EXERCISE AIM |
Reproduce all the lines exactly as they stand, apart from the pictures.

DATA SECTION |
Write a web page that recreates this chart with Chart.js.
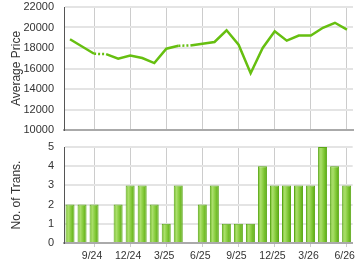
<!DOCTYPE html>
<html><head><meta charset="utf-8">
<script src="https://cdn.jsdelivr.net/npm/chart.js@4/dist/chart.umd.min.js"></script>
<style>
html,body{margin:0;padding:0;background:#fff;}
#wrap{position:relative;width:360px;height:270px;}
canvas{position:absolute;left:0;}
</style></head><body>
<div id="wrap">
<canvas id="top" width="360" height="140" style="top:0"></canvas>
<canvas id="bot" width="360" height="130" style="top:140px"></canvas>
</div>
<script>
const months = ['7/24','8/24','9/24','10/24','11/24','12/24','1/25','2/25','3/25','4/25','5/25','6/25','7/25','8/25','9/25','10/25','11/25','12/25','1/26','2/26','3/26','4/26','5/26','6/26'];
const avgPrice = [18850,18150,17440,17400,16950,17270,17020,16530,17930,18220,18250,18420,18590,19730,18320,15540,18000,19630,18720,19210,19210,19970,20460,19800];
const transactions = [2,2,2,0,2,3,3,2,1,3,0,2,3,1,1,1,4,3,3,3,3,5,4,3];
const tickLabels = ['9/24','12/24','3/25','6/25','9/25','12/25','3/26','6/26'];
const priceTicks = [10000,12000,14000,16000,18000,20000,22000];
const transTicks = [0,1,2,3,4,5];

const FONT = 'Liberation Sans, Arial, sans-serif';
Chart.defaults.font.family = FONT;
Chart.defaults.color = '#333';

function xScale(showLabels){
  return {
    type:'category', offset:true,
    grid:{offset:false, drawTicks:showLabels, tickLength:4,
      color:ctx=> (ctx.index!==undefined && tickLabels.includes(months[ctx.index])) ? '#cccccc' : 'rgba(0,0,0,0)',
      lineWidth:1},
    border:{color:'#aaaaaa', width:2},
    ticks:{display:showLabels, autoSkip:false, maxRotation:0, padding:3, labelOffset:-2, font:{size:10.5}, color:'#333',
      callback:(v,i)=> tickLabels.includes(months[i]) ? months[i] : ''},
    afterFit:s=>{ if(showLabels) s.height=27; }
  };
}
function yScale(min,max,title,ticksArr){
  return {
    min:min, max:max,
    afterBuildTicks:s=>{ s.ticks = ticksArr.map(v=>({value:v})); },
    grid:{drawTicks:true, tickLength:10, tickColor:'rgba(0,0,0,0)', color:'#e4e4e4', lineWidth:2},
    border:{color:'#555555', width:1},
    ticks:{padding:0, font:{size:11}, color:'#333', callback:v=>String(v)},
    title:{display:true, text:title, font:{size:12}, color:'#333', padding:{top:9,bottom:0}},
    afterFit:s=>{ s.width=64; }
  };
}

new Chart(document.getElementById('top'),{
  type:'line',
  data:{labels:months, datasets:[{
    data:avgPrice, borderColor:'#66bf10', borderWidth:2.5, pointRadius:0, tension:0,
    segment:{borderDash:ctx=> transactions[ctx.p1DataIndex]===0 ? [2,2] : undefined}
  }]},
  options:{responsive:false, animation:false, devicePixelRatio:1,
    layout:{padding:{top:7,bottom:10,left:0,right:7}},
    plugins:{legend:{display:false}, tooltip:{enabled:false}},
    scales:{x:xScale(false), y:yScale(10000,22000,'Average Price',priceTicks)}}
});

function barGradient(ctx){
  const chart = ctx.chart;
  const xs = chart.scales && chart.scales.x;
  if(!xs || !chart.chartArea || ctx.dataIndex===undefined) return '#8fcf45';
  const x = xs.getPixelForValue(ctx.dataIndex);
  const w = (xs.width / months.length) * 0.75;
  if(!isFinite(x) || !isFinite(w) || w<=0) return '#8fcf45';
  const g = chart.ctx.createLinearGradient(x - w/2, 0, x + w/2, 0);
  g.addColorStop(0,'#72bc24');
  g.addColorStop(0.3,'#abdf6c');
  g.addColorStop(0.55,'#8ccf44');
  g.addColorStop(1,'#56a80a');
  return g;
}

new Chart(document.getElementById('bot'),{
  type:'bar',
  data:{labels:months, datasets:[{
    data:transactions, backgroundColor:barGradient, borderColor:'#5aa816', borderWidth:1,
    barPercentage:0.75, categoryPercentage:1
  }]},
  options:{responsive:false, animation:false, devicePixelRatio:1,
    layout:{padding:{top:7,bottom:0,left:0,right:7}},
    plugins:{legend:{display:false}, tooltip:{enabled:false}},
    scales:{x:xScale(true), y:yScale(0,5,'No. of Trans.',transTicks)}}
});
</script>
</body></html>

REPLY |
Write a web page that recreates this chart with Chart.js.
<!DOCTYPE html>
<html><head><meta charset="utf-8">
<script src="https://cdn.jsdelivr.net/npm/chart.js@4/dist/chart.umd.min.js"></script>
<style>
html,body{margin:0;padding:0;background:#fff;}
#wrap{position:relative;width:360px;height:270px;}
canvas{position:absolute;left:0;}
</style></head><body>
<div id="wrap">
<canvas id="top" width="360" height="140" style="top:0"></canvas>
<canvas id="bot" width="360" height="130" style="top:140px"></canvas>
</div>
<script>
const months = ['7/24','8/24','9/24','10/24','11/24','12/24','1/25','2/25','3/25','4/25','5/25','6/25','7/25','8/25','9/25','10/25','11/25','12/25','1/26','2/26','3/26','4/26','5/26','6/26'];
const avgPrice = [18850,18150,17440,17400,16950,17270,17020,16530,17930,18220,18250,18420,18590,19730,18320,15540,18000,19630,18720,19210,19210,19970,20460,19800];
const transactions = [2,2,2,0,2,3,3,2,1,3,0,2,3,1,1,1,4,3,3,3,3,5,4,3];
const tickLabels = ['9/24','12/24','3/25','6/25','9/25','12/25','3/26','6/26'];
const priceTicks = [10000,12000,14000,16000,18000,20000,22000];
const transTicks = [0,1,2,3,4,5];

const FONT = 'Liberation Sans, Arial, sans-serif';
Chart.defaults.font.family = FONT;
Chart.defaults.color = '#333';

function xScale(showLabels){
  return {
    type:'category', offset:true,
    grid:{offset:false, drawTicks:showLabels, tickLength:4,
      color:ctx=> (ctx.index!==undefined && tickLabels.includes(months[ctx.index])) ? '#cccccc' : 'rgba(0,0,0,0)',
      lineWidth:1},
    border:{color:'#aaaaaa', width:2},
    ticks:{display:showLabels, autoSkip:false, maxRotation:0, padding:3, labelOffset:-2, font:{size:10.5}, color:'#333',
      callback:(v,i)=> tickLabels.includes(months[i]) ? months[i] : ''},
    afterFit:s=>{ if(showLabels) s.height=27; }
  };
}
function yScale(min,max,title,ticksArr){
  return {
    min:min, max:max,
    afterBuildTicks:s=>{ s.ticks = ticksArr.map(v=>({value:v})); },
    grid:{drawTicks:true, tickLength:10, tickColor:'rgba(0,0,0,0)', color:'#e4e4e4', lineWidth:2},
    border:{color:'#555555', width:1},
    ticks:{padding:0, font:{size:11}, color:'#333', callback:v=>String(v)},
    title:{display:true, text:title, font:{size:12}, color:'#333', padding:{top:9,bottom:0}},
    afterFit:s=>{ s.width=64; }
  };
}

new Chart(document.getElementById('top'),{
  type:'line',
  data:{labels:months, datasets:[{
    data:avgPrice, borderColor:'#66bf10', borderWidth:2.5, pointRadius:0, tension:0,
    segment:{borderDash:ctx=> transactions[ctx.p1DataIndex]===0 ? [2,2] : undefined}
  }]},
  options:{responsive:false, animation:false, devicePixelRatio:1,
    layout:{padding:{top:7,bottom:10,left:0,right:7}},
    plugins:{legend:{display:false}, tooltip:{enabled:false}},
    scales:{x:xScale(false), y:yScale(10000,22000,'Average Price',priceTicks)}}
});

function barGradient(ctx){
  const chart = ctx.chart;
  const xs = chart.scales && chart.scales.x;
  if(!xs || !chart.chartArea || ctx.dataIndex===undefined) return '#8fcf45';
  const x = xs.getPixelForValue(ctx.dataIndex);
  const w = (xs.width / months.length) * 0.75;
  if(!isFinite(x) || !isFinite(w) || w<=0) return '#8fcf45';
  const g = chart.ctx.createLinearGradient(x - w/2, 0, x + w/2, 0);
  g.addColorStop(0,'#72bc24');
  g.addColorStop(0.3,'#abdf6c');
  g.addColorStop(0.55,'#8ccf44');
  g.addColorStop(1,'#56a80a');
  return g;
}

new Chart(document.getElementById('bot'),{
  type:'bar',
  data:{labels:months, datasets:[{
    data:transactions, backgroundColor:barGradient, borderColor:'#5aa816', borderWidth:1,
    barPercentage:0.75, categoryPercentage:1
  }]},
  options:{responsive:false, animation:false, devicePixelRatio:1,
    layout:{padding:{top:7,bottom:0,left:0,right:7}},
    plugins:{legend:{display:false}, tooltip:{enabled:false}},
    scales:{x:xScale(true), y:yScale(0,5,'No. of Trans.',transTicks)}}
});
</script>
</body></html>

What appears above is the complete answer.